14 Mayıs 2011 Cumartesi

Ben ve Kendim Üzerine

Hep merak ederdim insanlar nasıl sinir krizi geçiriyor ya da nasıl psikolojik sorunlar yaşıyor diye. Bana göre psikolojik sıkıntı yaşamak imkansız bir şeydi hep. Kendi kendimin antidepresanıyım derdim. Bu gece farkına vardım ki ben başkalarının antidepresanı olma rolünü üstlenmişken kendimi unutmuşum. Hayatın her türlü sıkıntıya rağmen devam ettiğini, üstesinden gelinemeyecek sorunun olmadığını, hayatın odak noktasının başka insanlar değil, bizzat insanın kendisi olduğunu insanlara anlatmaktan bir an bile vazgeçmezken kendime anlatmayı bırakmışım uzun süredir.

Herkesin gördüğü "mutlu insan" imajının altında "sadece bir insan"ın olduğunu unutmuşum ve kendimi bu yönde çok ihmal etmişim. Sanırım bu sebepten kendime bir özür borçluyum. Dedim ya "İnsanlar nasıl böyle şeyler yaşıyor?" derdim hep. Kendimle çelişmemin tamamen kendimi ihmal etmemden kaynaklandığını düşünüyorum. Kendim, ona yeterli değeri vermediğimden, varlığını bu şekilde hatırlatmak yolunu seçmiş olmalı. Belki de gerekliydi; benim hayatımda bir de "ben" olduğu gerçeğini görmem, bunu kabul etmem için.

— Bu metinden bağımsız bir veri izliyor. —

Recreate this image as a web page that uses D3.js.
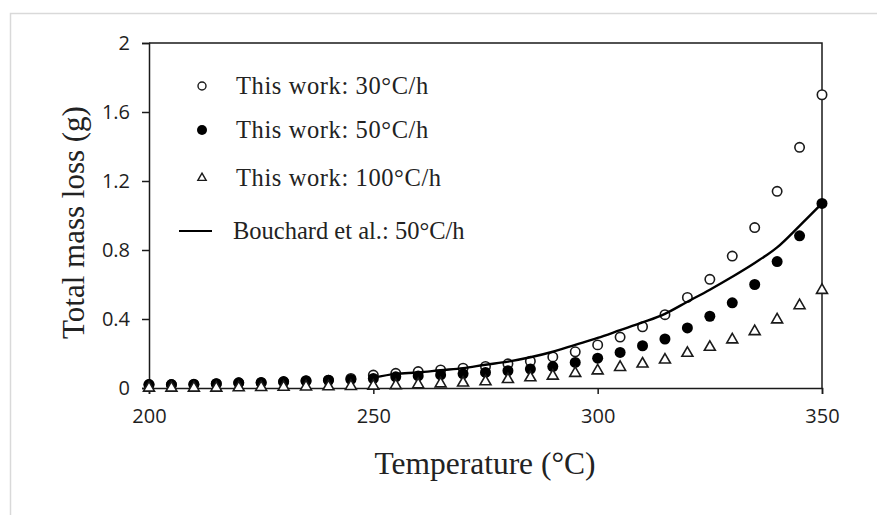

Yalnızlık dediğimiz şey, aslında kendi kendimizle baş başa kalmakmış. Eğer yalnız kaldığınızda, baş başa kaldığınız birini bulamıyorsanız, "kendiniz" buna isyan ediyor ve ben burdayım diye sesleniyor size. Eğer duymazlıktan gelir ve "kendiniz"i yok sayarsanız sonuç hiç de hoş olmuyor. Öyle ya da böyle, taktığınız maskenin altında, ördüğünüz duvarın arkasında bir insan olduğunu anlıyorsunuz. Birileri(!) size anlatıyor en güzel şekilde.

11 Mayıs 2011 Çarşamba

Küf

İnsanlar tanıyorum. Aynı zamanda insanları tanıma fırsatı buluyorum. Elimden geldiğince her türlüsünü tanımaya çalışıyorum en azından. Hayatımın geri kalanında yaşanacak hayal kırıklıklarını kabul edilebilir, belki de atlatılabilir hale getirmek için yapıyorum bunu. İnsanlara değer veriyorum. Bunu yapmak zorundayım. Çünkü değer verdiğim insanlardan dolayı başıma gelecek kötü olaylara da hazırlanmalıyım hayatım boyunca. Son birkaç gündür farkettiğim şey ise şu: Hayatında büyük bir yere (en azından yeteri kadar büyük bir yere) sahip olmadığım insanlar, ihtiyaçları oldukça beni en yakınındaki insan olarak görecek; istedikleri mutluluğa sahip oldukları anda da kendisine yeni oyuncak alınmış bir çocuğun eski oyuncağına olan ilgisini yitirmesi gibi, beni bir kenara koyup hayatına onunla devam edecek. Bunun (onlar için) en acı tarafı ise; yeni oyuncağı kırıldığında eskisiyle oynamaya başlayan çocuğun hislerine benzer şekilde, o kişiler bana geri döndüğünde benden aynı samimiyeti göremeyecek olmaları. Bu belki beni de üzecek ama değer verdiğim insanın bana oyuncak muamelesi yapması kabullenebileceğim bir şey değil; hiçbir zaman da olmayacak.

Eskiden beni dinleyen, verdiği değeri bana hissettirmeye çalışan insanların, zaman geçtikçe benden uzaklaşmasına yardımcı olmam ise engelleyemediğim bir durum. Çünkü değer verdiği insanların mutlu olması için çaba sarfeder her insan. O mutlu olduğu anda rafa kaldırılmak çok olasıdır. Bu, kabullenilebilir olmasa da anlaşılabilir. Yine de o insanın hayatında sadece bir rafta durmak, onun hayatını uzaktan, içinde olmadan izlemek can acıtır. Çünkü insanın raf ömrü bir gün bile değildir. Rafta durmadığı sürece hayat boyu var olabilir, ama rafa kaldırıldığı anda görevi sona ermiştir. Öğrenci evinde dolaba atılmış bir yemek gibi küflenecek, ve zamanı geldiğinde, karın acıktığında, faydalı olabilir hiçbir tarafı kalmayacaktır.